Like much of all residential developments in Hong Kong, designers and developers sought to distinct their buildings through ever more elaborate ornamentations in attempts to beautify and awe prospective buyers. More than often, we see excessive and exasperating use of so called 'post-modernist neo-classical' treatments on buildings, regardless of need or relevancy. Such compulsiveness to 'dress up' buildings and to use the same deadening formula over and over again, often hampers the design outcome in the expense for perceived property value.
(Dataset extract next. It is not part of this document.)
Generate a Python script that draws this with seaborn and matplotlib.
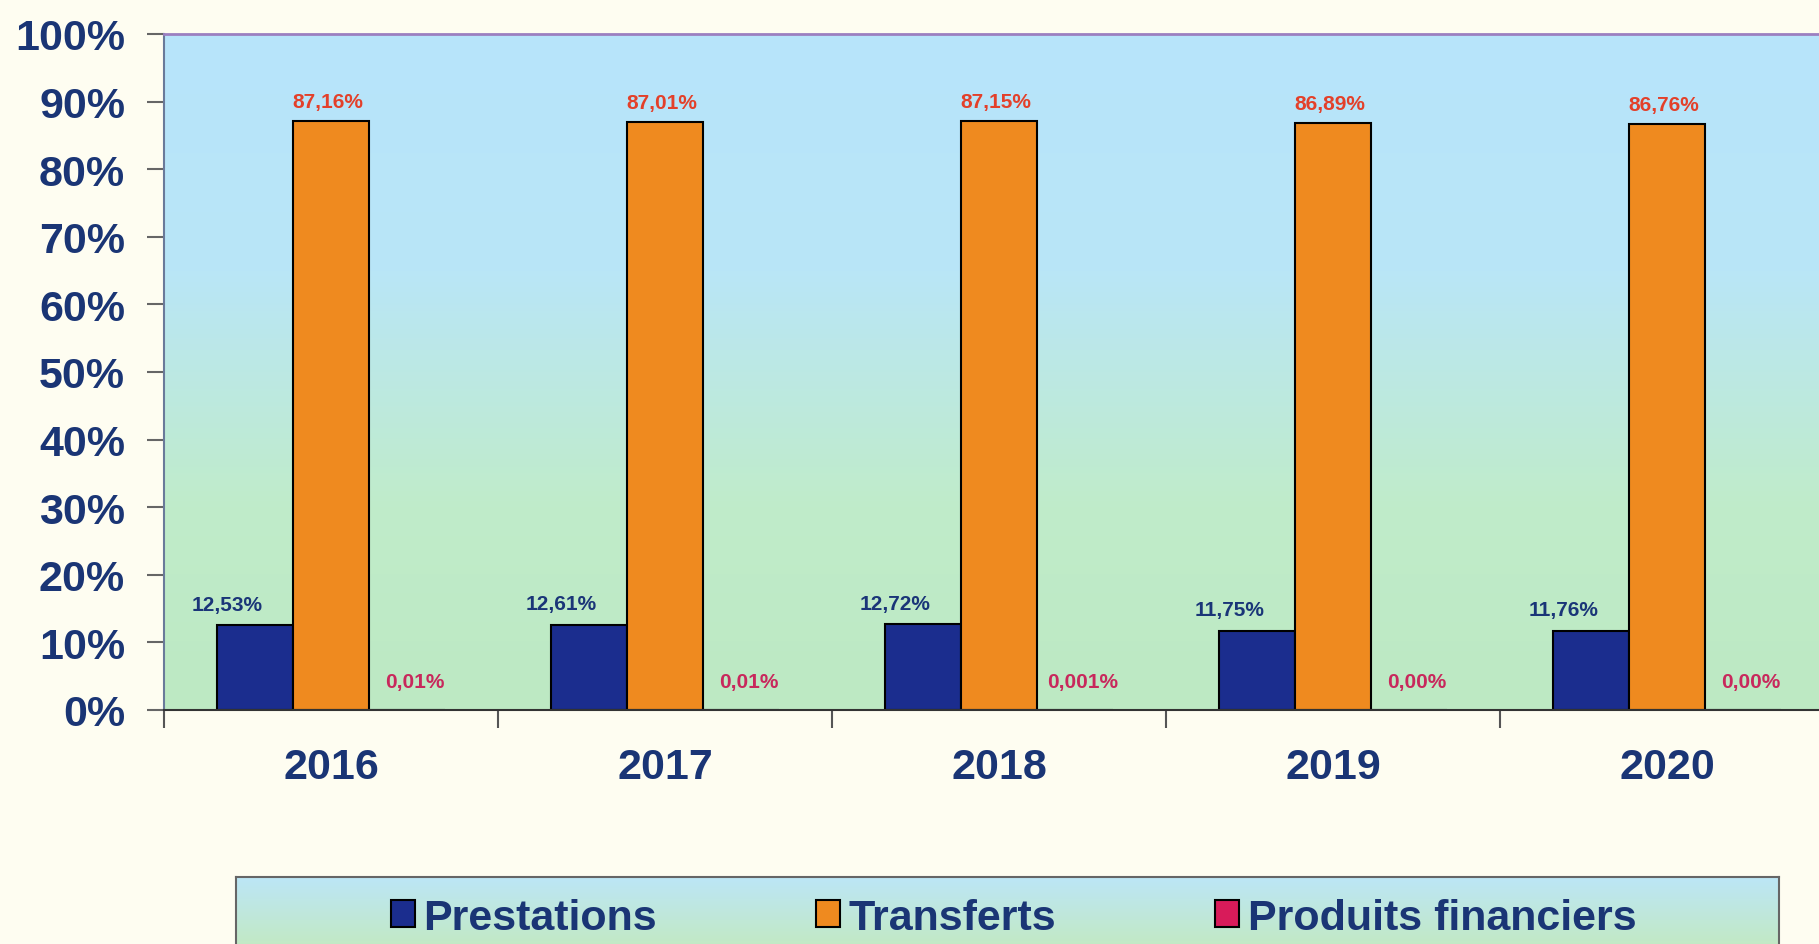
import numpy as np
import pandas as pd
import seaborn as sns
import matplotlib.pyplot as plt
from matplotlib.colors import LinearSegmentedColormap

years = ["2016", "2017", "2018", "2019", "2020"]
series = ["Prestations", "Transferts", "Produits financiers"]
prestations = [12.53, 12.61, 12.72, 11.75, 11.76]
transferts = [87.16, 87.01, 87.15, 86.89, 86.76]
produits = [0.01, 0.01, 0.001, 0.00, 0.00]
label_prestations = ["12,53%", "12,61%", "12,72%", "11,75%", "11,76%"]
label_transferts = ["87,16%", "87,01%", "87,15%", "86,89%", "86,76%"]
label_produits = ["0,01%", "0,01%", "0,001%", "0,00%", "0,00%"]
yticks = [0, 10, 20, 30, 40, 50, 60, 70, 80, 90, 100]

bar_colors = ["#1b2d8e", "#ef8a1f", "#d81b5a"]
label_colors = ["#1a3578", "#e3402a", "#c8285c"]
navy = "#1a3575"

sns.set_style("white")
plt.rcParams["font.family"] = ["Liberation Sans", "DejaVu Sans"]

df = pd.DataFrame({
    "year": years * 3,
    "serie": [s for s in series for _ in years],
    "value": prestations + transferts + produits,
})

W, H = 1819, 945
fig = plt.figure(figsize=(W / 100, H / 100), dpi=100, facecolor="#fefdf1")
ax = fig.add_axes([164 / W, 1 - 711 / H, 1670 / W, (711 - 35) / H])
ax.set_facecolor("none")

# gradient background blue -> green
bg = LinearSegmentedColormap.from_list(
    "bg", [(0, "#b7e4fb"), (0.35, "#b9e6f7"), (0.7, "#c0ecca"), (1, "#bde9c3")])
ax.imshow(np.linspace(0, 1, 256).reshape(-1, 1), cmap=bg, aspect="auto",
          extent=[0, 1, 0, 1], transform=ax.transAxes, zorder=0)

sns.barplot(data=df, x="year", y="value", hue="serie", hue_order=series,
            palette=bar_colors, saturation=1, width=0.68, gap=0,
            edgecolor="black", linewidth=1.5, legend=False, ax=ax, zorder=2)

labels = [label_prestations, label_transferts, label_produits]
offsets = [(-28, 21), (-3, 19), (8, 28)]
for cont, labs, col, off in zip(ax.containers, labels, label_colors, offsets):
    for bar, lab in zip(cont, labs):
        ax.annotate(lab, (bar.get_x() + bar.get_width() / 2, bar.get_height()),
                    xytext=off, textcoords="offset pixels", ha="center", va="center",
                    fontsize=15, fontweight="bold", color=col, zorder=3)

ax.set_xlim(-0.5, 4.5)
ax.set_ylim(0, 100)
ax.set_yticks(yticks)
ax.set_yticklabels([f"{v}%" for v in yticks])
ax.set_xticks(range(len(years)))
ax.set_xticklabels(years)
ax.set_xticks(np.arange(-0.5, 5, 1), minor=True)
ax.set_xlabel("")
ax.set_ylabel("")

ax.tick_params(axis="y", left=True, length=12, width=1.5, color="#666666",
               pad=16, labelsize=31, labelcolor=navy)
ax.tick_params(axis="x", which="major", length=0, pad=27, labelsize=31, labelcolor=navy)
ax.tick_params(axis="x", which="minor", bottom=True, length=13, width=1.5, color="#555555")
for lbl in ax.get_yticklabels() + ax.get_xticklabels():
    lbl.set_fontweight("bold")

ax.spines["top"].set_color("#9b7fc0")
ax.spines["top"].set_linewidth(2)
ax.spines["right"].set_visible(False)
ax.spines["left"].set_color("#6a7a9a")
ax.spines["left"].set_linewidth(1.5)
ax.spines["bottom"].set_color("#333333")
ax.spines["bottom"].set_linewidth(1.5)

# legend box
lax = fig.add_axes([236 / W, -0.02, (1779 - 236) / W, (H - 878) / H + 0.02])
lbg = LinearSegmentedColormap.from_list("lbg", ["#bce6f6", "#c4eab8"])
lax.imshow(np.linspace(0, 1, 64).reshape(-1, 1), cmap=lbg, aspect="auto",
           extent=[0, 1, 0, 1], transform=lax.transAxes)
lax.set_xticks([])
lax.set_yticks([])
for sp in lax.spines.values():
    sp.set_color("#666666")
    sp.set_linewidth(1.5)

leg = lax.legend(ax.containers, series, loc="center left",
                 bbox_to_anchor=(391 / W, 1 - 919 / H), bbox_transform=fig.transFigure,
                 ncol=3, frameon=False, borderpad=0, borderaxespad=0,
                 handlelength=0.55, handleheight=0.6, handletextpad=0.2,
                 columnspacing=3.7, labelcolor=navy,
                 prop={"family": "Liberation Sans", "weight": "bold", "size": 31})

fig.savefig("out.png", dpi=100, facecolor=fig.get_facecolor())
The partnership between Ma Leung Associates and Allied Group marking a departure from this thinking, sought for a more restrained and elegant approach with St Georges Building on Waterloo Road. Mr. T.C. Yuen, Design Director at MLA, stated his major concern for St. Georges was to soften the building's visual impact due to its size in a predominantly low rise neighborhood. As a result, the design adopted a sleek vocabulary which blended low key simplicity with elegance and comfort. Shed of tiresome decorative features, the focus was on developing a cohesive form to unify the various distinctive elements.
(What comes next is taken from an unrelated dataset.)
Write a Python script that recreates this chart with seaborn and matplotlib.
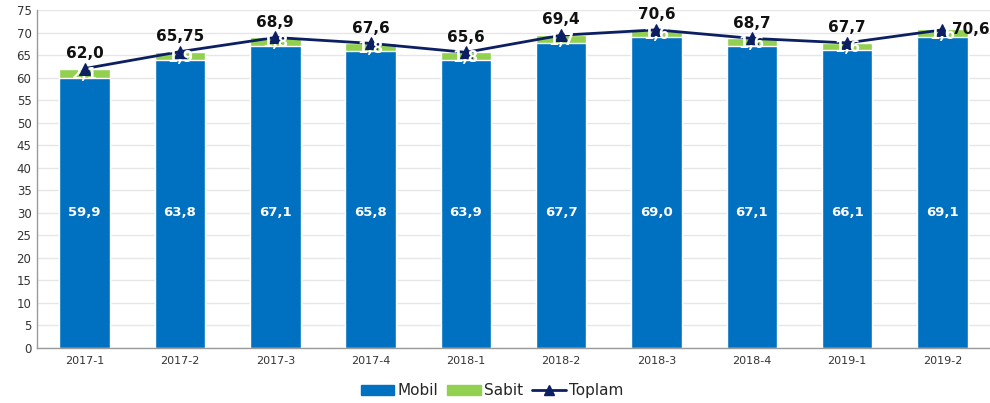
import matplotlib
matplotlib.use('Agg')
import matplotlib.pyplot as plt
import seaborn as sns
import numpy as np
from matplotlib.lines import Line2D
from matplotlib.patches import Patch

periods = ['2017-1', '2017-2', '2017-3', '2017-4', '2018-1',
           '2018-2', '2018-3', '2018-4', '2019-1', '2019-2']
mobil = [59.9, 63.8, 67.1, 65.8, 63.9, 67.7, 69.0, 67.1, 66.1, 69.1]
sabit = [2.1, 1.9, 1.8, 1.8, 1.8, 1.7, 1.6, 1.6, 1.6, 1.6]
toplam = [62.0, 65.75, 68.9, 67.6, 65.6, 69.4, 70.6, 68.7, 67.7, 70.6]
toplam_labels = ['62,0', '65,75', '68,9', '67,6', '65,6', '69,4', '70,6', '68,7', '67,7', '70,6']

c_mobil = '#0070C0'
c_sabit = '#92D050'
c_toplam = '#0D1F63'

sns.set_theme(style='white')
plt.rcParams['font.family'] = ['DejaVu Sans']

fig = plt.figure(figsize=(9.9, 4.03), dpi=100)
ax = fig.add_axes([0.0374, 0.1365, 0.9626, 0.8387])

# green stack drawn as full height, blue over it
stack = [m + s for m, s in zip(mobil, sabit)]
sns.barplot(x=periods, y=stack, color=c_sabit, width=0.53, ax=ax, saturation=1)
sns.barplot(x=periods, y=mobil, color=c_mobil, width=0.53, ax=ax, saturation=1)

x = np.arange(len(periods))
sns.lineplot(x=x, y=toplam, color=c_toplam, marker='^', markersize=8,
             markeredgecolor=c_toplam, linewidth=2, ax=ax)

for i in x:
    ax.text(i, 30, f'{mobil[i]:.1f}'.replace('.', ','), ha='center', va='center',
            color='white', fontsize=9.5, fontweight='bold', zorder=6)
    ax.text(i, mobil[i] + sabit[i] / 2 - 0.3, f'{sabit[i]:.1f}'.replace('.', ','),
            ha='center', va='center', color='white', fontsize=10.5, fontweight='bold', zorder=6)
    if i == len(periods) - 1:
        ax.text(i + 0.1, toplam[i] + 0.1, toplam_labels[i], ha='left', va='center',
                color='#111111', fontsize=11, fontweight='bold', zorder=6)
    else:
        ax.text(i, toplam[i] + 3.4, toplam_labels[i], ha='center', va='center',
                color='#111111', fontsize=11, fontweight='bold', zorder=6)

ax.set_ylim(0, 75)
ax.set_xlim(-0.5, 9.5)
ax.set_yticks(range(0, 80, 5))
ax.yaxis.grid(True, color='#E6E6E6', linewidth=1)
ax.set_axisbelow(True)
ax.tick_params(axis='y', labelsize=8.5, colors='#333333', length=0, pad=4)
ax.tick_params(axis='x', labelsize=8, colors='#333333', length=0, pad=6)
ax.set_xticks(np.arange(-0.5, 10, 1), minor=True)
ax.tick_params(axis='x', which='minor', length=4, color='#888888', direction='out')

for side in ['top', 'right']:
    ax.spines[side].set_visible(False)
for side in ['left', 'bottom']:
    ax.spines[side].set_color('#9A9A9A')
    ax.spines[side].set_linewidth(1)

handles = [Patch(color=c_mobil, label='Mobil'),
           Patch(color=c_sabit, label='Sabit'),
           Line2D([0], [0], color=c_toplam, marker='^', linewidth=2, markersize=7, label='Toplam')]
fig.legend(handles=handles, loc='center', bbox_to_anchor=(0.497, 0.03), ncol=3, frameon=False,
           fontsize=11, handlelength=2.2, handleheight=0.6, columnspacing=0.6, handletextpad=0.2)

fig.savefig('out.png', dpi=100)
The first element is the split floor plan design, detaching the living units from the service core. By distributing the four units away from the core and each other, common walls were minimized to attain maximum visual and acoustic privacy. By tilting each unit slightly away from the central axis, each unit enjoys a uniquely prestigious view of the Kadoorie Hill area and Victoria Harbor. The configuration of the four units conceals the core on all four elevations, conveying a sense of cohesion by smoothing the edges and the side facades. The curtain glass wall interlocks the fours sides, further enforcing the overall unity.
The second element being the 5 storey podium was more challenging to blend. Housing a multi-storey car park facility and a clubhouse with full amenities, the sheer size of the podium threatened to break the verticality and countering efforts to achieve an overall sense of cohesion. To dealing with this, MLA proposed concealing the car park stories with a Shoji glass box, relating it materially to the rest of the glass tower, yet giving it distinction through daytime translucency and nighttime backlight. The G/F Shoji glass box coupled with the roof top light box when lit up at night, balanced the poles, while the intermediate floors lit up with occupation. By introducing the strong vertical gap on the front façade, the podium is also tied with the tower above.
Curtain glass walls are a rarity among residential constructions in Hong Kong, mainly due to perception and a lack of understanding in its benefits. MLA, well versed in their expertise in curtain glass wall constructions, used this to break the predictable repetitious layout for this residential development. They downplayed the unavoidable repetitiveness of residential designs, by redefining the exterior in multitudes of layers, wrapping and binding the building together. The curtain glass wall design successfully negotiates the fine line between achieving an interesting exterior forms, as oppose to settling for its repetitiveness. At first glance, it is hard to identify the location of the various units and functional spaces, straddling between what is recognizable and what is not.
With eighty-eight apartments, the development offers three (1.389 sq ft) and five (1,665 sq ft) bedroom apartments, as well as duplexes (3,000 sq ft) on the upper levels. Prospective buyers and architectural enthusiast should find a visit to this building refreshing and interesting.